Unfortunately, their interactions aren’t nearly as intricate as they might have been, had there been more time to plan, shoot and edit them. At the same time, the minimalist dialogue makes it hard to fathom exactly how this film could have had four writers working in addition to the director. Just what Davy van den Eijnden, Ian van den Burg and Troy Gazan were up to during the 48 hours is anyone’s guess – though again, due to the limitations of the format, I can only assume they each had another eight side-roles to focus on. The script seems to have been low on the agenda in that case – something you just can’t get away with in narrative cinema – and this is reflected by is a real lack of invention surrounding the story.
We’ve all seen this done a million times before, so while co-writer and director Thijs van Meurs did not submit an English subtitle track with the film, I was never left at all unsure of what was going on. To clarify, I did simply watch this as a silent movie, or by trying to glean meaning from the absurd automatic subtitles Google provided. After viewing, I also asked for a native Dutch speaker to watch through with me, and they confirmed every single detail. There is seldom a more frustrating experience than trying to translate a language you do not speak – but watching a film where you know beat for beat what is to come manages to be less enjoyable.
In a film like Train to Busan (which I mistakenly watched entirely in Korean) that is fine, because even though I was able to follow it by way of reading conventions, which exact conventions would be utilised in the film remained a surprise. In an extremely pedestrian A-B film about an estranged business-dad and his son, however, there is only likely to be one ending – one party finally reaches out, and we cut to black. Presumably this experience will help him become a more rounded person, and avoid becoming another version of his father, while rebuilding his relationship with his girlfriend. Quelle surprise! Never wondering for one second where the film is going – even if my Dutch is horrendous at present – felt utterly tiresome, and was exactly what I was worried would happen when I saw another 48-hour challenge film arrive in my inbox.
What keeps Meer dan Mij away from the kind of mauling Lost was subjected to, is that it at least seems to have its heart in the right place. Good central performances and relatable motivations an audience can identify with go a long way. The human beings we spend time with behave in a recognisable manner, and seem to reflect with remorse on their more spiteful moments during the story. At the same time, while the tropes it skates by on are well-worn, they do at least avoid lapsing into self-parody, as was the case with the unborn “Little Johnny” whose future was supposedly at the heart of Lost.

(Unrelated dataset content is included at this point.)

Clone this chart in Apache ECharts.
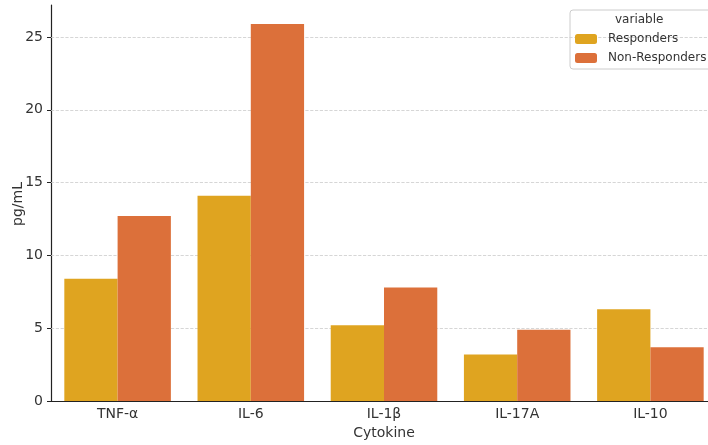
<!DOCTYPE html>
<html><head><meta charset="utf-8">
<script src="https://cdn.jsdelivr.net/npm/echarts@6/dist/echarts.min.js"></script>
<style>html,body{margin:0;padding:0;background:#fff}#c{width:708px;height:445px}</style>
</head><body><div id="c"></div>
<script>
var categories = ['TNF-α', 'IL-6', 'IL-1β', 'IL-17A', 'IL-10'];
var responders = [8.4, 14.1, 5.2, 3.2, 6.3];
var nonResponders = [12.7, 25.9, 7.8, 4.9, 3.7];
var yTicks = [0, 5, 10, 15, 20, 25];

var font = 'DejaVu Sans';
var chart = echarts.init(document.getElementById('c'));
chart.setOption({
  animation: false,
  textStyle: {fontFamily: font},
  grid: {left: 51, top: 5, width: 666, bottom: 44, containLabel: false, outerBoundsMode: 'none'},
  graphic: [{
    type: 'text', left: 615, top: 14,
    style: {text: 'variable', font: '12px "DejaVu Sans"', fill: '#333'}
  }, {
    type: 'text', x: 18, y: 204, rotation: Math.PI / 2,
    style: {text: 'pg/mL', font: '14px "DejaVu Sans"', fill: '#333', align: 'center', verticalAlign: 'middle'}
  }],
  legend: {
    orient: 'vertical', left: 570, top: 10,
    padding: [23, 20, 5, 5],
    borderColor: '#ccc', borderWidth: 1, borderRadius: 3,
    itemWidth: 22, itemHeight: 10, itemGap: 7,
    textStyle: {fontFamily: font, fontSize: 12, color: '#333', padding: [0, 0, 0, 6]},
    data: ['Responders', 'Non-Responders']
  },
  xAxis: {
    type: 'category', data: categories,
    name: 'Cytokine', nameLocation: 'middle', nameGap: 23,
    nameTextStyle: {fontFamily: font, fontSize: 14, color: '#333'},
    axisLine: {lineStyle: {color: '#222', width: 1.2}},
    axisTick: {alignWithLabel: true, length: 4, lineStyle: {color: '#222'}},
    axisLabel: {fontFamily: font, fontSize: 14, color: '#333', margin: 6},
    splitLine: {show: false}
  },
  yAxis: {
    type: 'value', min: 0, max: 27.2, interval: 5,
    axisLine: {show: true, lineStyle: {color: '#222', width: 1.2}},
    axisTick: {show: true, length: 4, lineStyle: {color: '#222'},
      customValues: yTicks},
    axisLabel: {fontFamily: font, fontSize: 14, color: '#333', margin: 8,
      customValues: yTicks},
    splitLine: {show: false}
  },
  series: [
    {name: 'Responders', type: 'bar', data: responders, barGap: '0%', barCategoryGap: '20%',
     itemStyle: {color: '#dfa420'}, z: 3,
     markLine: {silent: true, symbol: 'none', label: {show: false}, z: 1,
       lineStyle: {color: '#ccc', type: 'dashed', width: 0.8},
       data: yTicks.slice(1).map(function (v) { return {yAxis: v}; })}},
    {name: 'Non-Responders', type: 'bar', data: nonResponders, barGap: '0%', barCategoryGap: '20%',
     itemStyle: {color: '#dc703a'}, z: 3}
  ]
});
</script></body></html>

I can see exactly why Meer dan Mij managed to win the 48 Hour Film Project Rotterdam. It is broadly well-put together and features some solid central performances, driven by clear and relatable motivations. What it lacks is an arc – the shortest distance between two points is a straight line, and in this case there are no deviations or intersecting plot lines. It is the epitome of the 48-hour formula – but if the team behind it are interested in reaching and inspiring a wider audience than the in-crowd such a format services, they will need to devote much more time and effort to future projects.